Write out each line word for word. Drop pictures.

Data segment:

________

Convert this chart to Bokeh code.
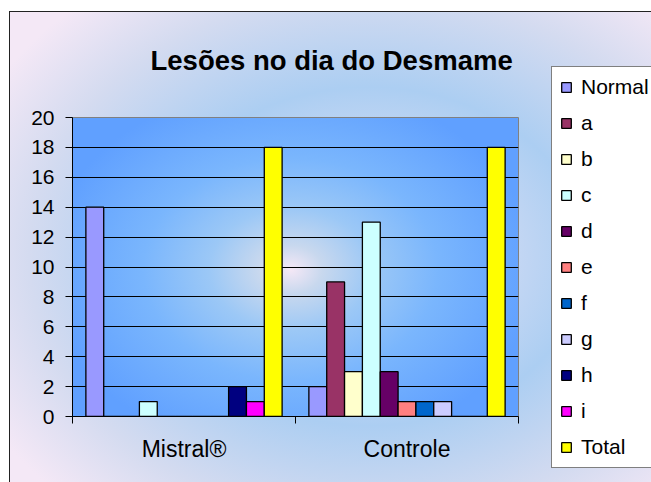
import numpy as np
from bokeh.plotting import figure
from bokeh.layouts import row
from bokeh.models import Range1d, FixedTicker, Legend, LegendItem, ColumnDataSource
from bokeh.transform import dodge
from bokeh.embed import file_html
from bokeh.resources import INLINE

# ---------------- data ----------------
categories = ["Mistral®", "Controle"]
series = ["Normal", "a", "b", "c", "d", "e", "f", "g", "h", "i", "Total"]
normal = [14, 2]
a = [0, 9]
b = [0, 3]
c = [1, 13]
d = [0, 3]
e = [0, 1]
f = [0, 1]
g = [0, 1]
h = [2, 0]
i_ = [1, 0]
total = [18, 18]
y_ticks = [0, 2, 4, 6, 8, 10, 12, 14, 16, 18, 20]
title_text = "Lesões no dia do Desmame"

series_values = [normal, a, b, c, d, e, f, g, h, i_, total]
colors = ["#9999FF", "#993366", "#FFFFCC", "#CCFFFF", "#660066", "#FF8080",
          "#0066CC", "#CCCCFF", "#000080", "#FF00FF", "#FFFF00"]

FONT = "Liberation Sans"

# ---------------- main chart ----------------
W, H = 540, 482
W2 = 111
FL, FT, FR, FB = 72, 117, 22, 66
p = figure(width=W, height=H, output_backend="svg", toolbar_location=None,
           x_range=Range1d(0, len(categories)), y_range=Range1d(y_ticks[0], y_ticks[-1]),
           min_border_left=FL, min_border_top=FT, min_border_right=FR, min_border_bottom=FB)

p.border_fill_color = None
p.background_fill_color = None
p.outline_line_color = "#808080"
p.outline_line_width = 1

# title
p.title.text = title_text
p.title.text_font = FONT
p.title.text_font_size = "27.5px"
p.title.text_font_style = "bold"
p.title.text_color = "black"
p.title.align = "left"
p.title.offset = 78
p.title.standoff = 84

# bars
x_centers = np.arange(len(categories)) + 0.5
src = ColumnDataSource(dict(x=x_centers, **{s: v for s, v in zip(series, series_values)}))
n = len(series)
bar_w = 0.88 / n
for k, (s, col) in enumerate(zip(series, colors)):
    off = (k - (n - 1) / 2) * bar_w
    p.vbar(x=dodge("x", off), top=s, width=bar_w, source=src,
           fill_color=col, line_color="black", line_width=1.3)

# axes
xa = p.below[0]
xa.ticker = FixedTicker(ticks=list(x_centers), minor_ticks=list(range(len(categories) + 1)))
xa.major_label_overrides = {float(xc): cat for xc, cat in zip(x_centers, categories)}
xa.major_tick_out = 0
xa.major_tick_in = 0
xa.minor_tick_out = 7
xa.minor_tick_in = 0
xa.minor_tick_line_color = "black"
xa.axis_line_color = "black"
xa.major_label_text_font = FONT
xa.major_label_text_font_size = "23px"
xa.major_label_text_color = "black"
xa.major_label_standoff = 12

ya = p.left[0]
ya.ticker = FixedTicker(ticks=y_ticks)
ya.major_tick_out = 7
ya.major_tick_in = 0
ya.minor_tick_line_color = None
ya.axis_line_color = "black"
ya.major_label_text_font = FONT
ya.major_label_text_font_size = "21px"
ya.major_label_text_color = "black"
ya.major_label_standoff = 11

p.xgrid.visible = False
p.ygrid.ticker = FixedTicker(ticks=y_ticks[:-1])
p.ygrid.grid_line_color = "black"
p.ygrid.grid_line_width = 1

# ---------------- legend panel ----------------
p2 = figure(width=W2, height=H, output_backend="svg", toolbar_location=None,
            x_axis_type=None, y_axis_type=None,
            min_border_left=0, min_border_right=0, min_border_top=FT, min_border_bottom=FB,
            x_range=Range1d(10, 11), y_range=Range1d(0, 1))
p2.border_fill_color = None
p2.background_fill_color = None
p2.outline_line_color = None
p2.grid.visible = False
items = []
for k, (s, col) in enumerate(zip(series, colors)):
    r = p2.vbar(x="x", top=s, width=bar_w, source=src,
                fill_color=col, line_color="black", line_width=1.3)
    items.append(LegendItem(label=s, renderers=[r]))

legend = Legend(items=items, location=(11, -52), orientation="vertical",
                padding=8, spacing=12, margin=0,
                glyph_width=12, glyph_height=12, label_height=24, label_standoff=9,
                label_text_font=FONT, label_text_font_size="21px", label_text_color="black",
                border_line_color="black", border_line_width=1,
                background_fill_color="white", background_fill_alpha=1)
p2.add_layout(legend, "left")

# ---------------- background (chart area + plot area gradients, frame) ----------------
fw, fh = W - FL - FR, H - FT - FB
bg = ", ".join([
    "linear-gradient(#222,#222) 9px 11px / 1px calc(100% - 11px) no-repeat",
    "linear-gradient(#222,#222) 9px 11px / calc(100% - 9px) 1px no-repeat",
    f"radial-gradient(ellipse 55% 62% at 49% 51%, #F5E8F6 0%, #C8D8EE 13%, #9CC8F6 33%, #7AB6FD 60%, #60A0FF 100%) {FL}px {FT}px / {fw}px {fh}px no-repeat",
    "radial-gradient(ellipse 68% 72% at 56% 52%, #F4E8F6 0%, #ACCEF2 50%, #D4DBF0 78%, #F4E8F6 100%) 10px 12px / calc(100% - 10px) calc(100% - 12px) no-repeat",
])
layout = row(p, p2, spacing=0, styles={"background": bg})

open("out.html", "w").write(file_html(layout, INLINE))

________

Response to this exercise:
Convert this chart to Bokeh code.
import numpy as np
from bokeh.plotting import figure
from bokeh.layouts import row
from bokeh.models import Range1d, FixedTicker, Legend, LegendItem, ColumnDataSource
from bokeh.transform import dodge
from bokeh.embed import file_html
from bokeh.resources import INLINE

# ---------------- data ----------------
categories = ["Mistral®", "Controle"]
series = ["Normal", "a", "b", "c", "d", "e", "f", "g", "h", "i", "Total"]
normal = [14, 2]
a = [0, 9]
b = [0, 3]
c = [1, 13]
d = [0, 3]
e = [0, 1]
f = [0, 1]
g = [0, 1]
h = [2, 0]
i_ = [1, 0]
total = [18, 18]
y_ticks = [0, 2, 4, 6, 8, 10, 12, 14, 16, 18, 20]
title_text = "Lesões no dia do Desmame"

series_values = [normal, a, b, c, d, e, f, g, h, i_, total]
colors = ["#9999FF", "#993366", "#FFFFCC", "#CCFFFF", "#660066", "#FF8080",
          "#0066CC", "#CCCCFF", "#000080", "#FF00FF", "#FFFF00"]

FONT = "Liberation Sans"

# ---------------- main chart ----------------
W, H = 540, 482
W2 = 111
FL, FT, FR, FB = 72, 117, 22, 66
p = figure(width=W, height=H, output_backend="svg", toolbar_location=None,
           x_range=Range1d(0, len(categories)), y_range=Range1d(y_ticks[0], y_ticks[-1]),
           min_border_left=FL, min_border_top=FT, min_border_right=FR, min_border_bottom=FB)

p.border_fill_color = None
p.background_fill_color = None
p.outline_line_color = "#808080"
p.outline_line_width = 1

# title
p.title.text = title_text
p.title.text_font = FONT
p.title.text_font_size = "27.5px"
p.title.text_font_style = "bold"
p.title.text_color = "black"
p.title.align = "left"
p.title.offset = 78
p.title.standoff = 84

# bars
x_centers = np.arange(len(categories)) + 0.5
src = ColumnDataSource(dict(x=x_centers, **{s: v for s, v in zip(series, series_values)}))
n = len(series)
bar_w = 0.88 / n
for k, (s, col) in enumerate(zip(series, colors)):
    off = (k - (n - 1) / 2) * bar_w
    p.vbar(x=dodge("x", off), top=s, width=bar_w, source=src,
           fill_color=col, line_color="black", line_width=1.3)

# axes
xa = p.below[0]
xa.ticker = FixedTicker(ticks=list(x_centers), minor_ticks=list(range(len(categories) + 1)))
xa.major_label_overrides = {float(xc): cat for xc, cat in zip(x_centers, categories)}
xa.major_tick_out = 0
xa.major_tick_in = 0
xa.minor_tick_out = 7
xa.minor_tick_in = 0
xa.minor_tick_line_color = "black"
xa.axis_line_color = "black"
xa.major_label_text_font = FONT
xa.major_label_text_font_size = "23px"
xa.major_label_text_color = "black"
xa.major_label_standoff = 12

ya = p.left[0]
ya.ticker = FixedTicker(ticks=y_ticks)
ya.major_tick_out = 7
ya.major_tick_in = 0
ya.minor_tick_line_color = None
ya.axis_line_color = "black"
ya.major_label_text_font = FONT
ya.major_label_text_font_size = "21px"
ya.major_label_text_color = "black"
ya.major_label_standoff = 11

p.xgrid.visible = False
p.ygrid.ticker = FixedTicker(ticks=y_ticks[:-1])
p.ygrid.grid_line_color = "black"
p.ygrid.grid_line_width = 1

# ---------------- legend panel ----------------
p2 = figure(width=W2, height=H, output_backend="svg", toolbar_location=None,
            x_axis_type=None, y_axis_type=None,
            min_border_left=0, min_border_right=0, min_border_top=FT, min_border_bottom=FB,
            x_range=Range1d(10, 11), y_range=Range1d(0, 1))
p2.border_fill_color = None
p2.background_fill_color = None
p2.outline_line_color = None
p2.grid.visible = False
items = []
for k, (s, col) in enumerate(zip(series, colors)):
    r = p2.vbar(x="x", top=s, width=bar_w, source=src,
                fill_color=col, line_color="black", line_width=1.3)
    items.append(LegendItem(label=s, renderers=[r]))

legend = Legend(items=items, location=(11, -52), orientation="vertical",
                padding=8, spacing=12, margin=0,
                glyph_width=12, glyph_height=12, label_height=24, label_standoff=9,
                label_text_font=FONT, label_text_font_size="21px", label_text_color="black",
                border_line_color="black", border_line_width=1,
                background_fill_color="white", background_fill_alpha=1)
p2.add_layout(legend, "left")

# ---------------- background (chart area + plot area gradients, frame) ----------------
fw, fh = W - FL - FR, H - FT - FB
bg = ", ".join([
    "linear-gradient(#222,#222) 9px 11px / 1px calc(100% - 11px) no-repeat",
    "linear-gradient(#222,#222) 9px 11px / calc(100% - 9px) 1px no-repeat",
    f"radial-gradient(ellipse 55% 62% at 49% 51%, #F5E8F6 0%, #C8D8EE 13%, #9CC8F6 33%, #7AB6FD 60%, #60A0FF 100%) {FL}px {FT}px / {fw}px {fh}px no-repeat",
    "radial-gradient(ellipse 68% 72% at 56% 52%, #F4E8F6 0%, #ACCEF2 50%, #D4DBF0 78%, #F4E8F6 100%) 10px 12px / calc(100% - 10px) calc(100% - 12px) no-repeat",
])
layout = row(p, p2, spacing=0, styles={"background": bg})

open("out.html", "w").write(file_html(layout, INLINE))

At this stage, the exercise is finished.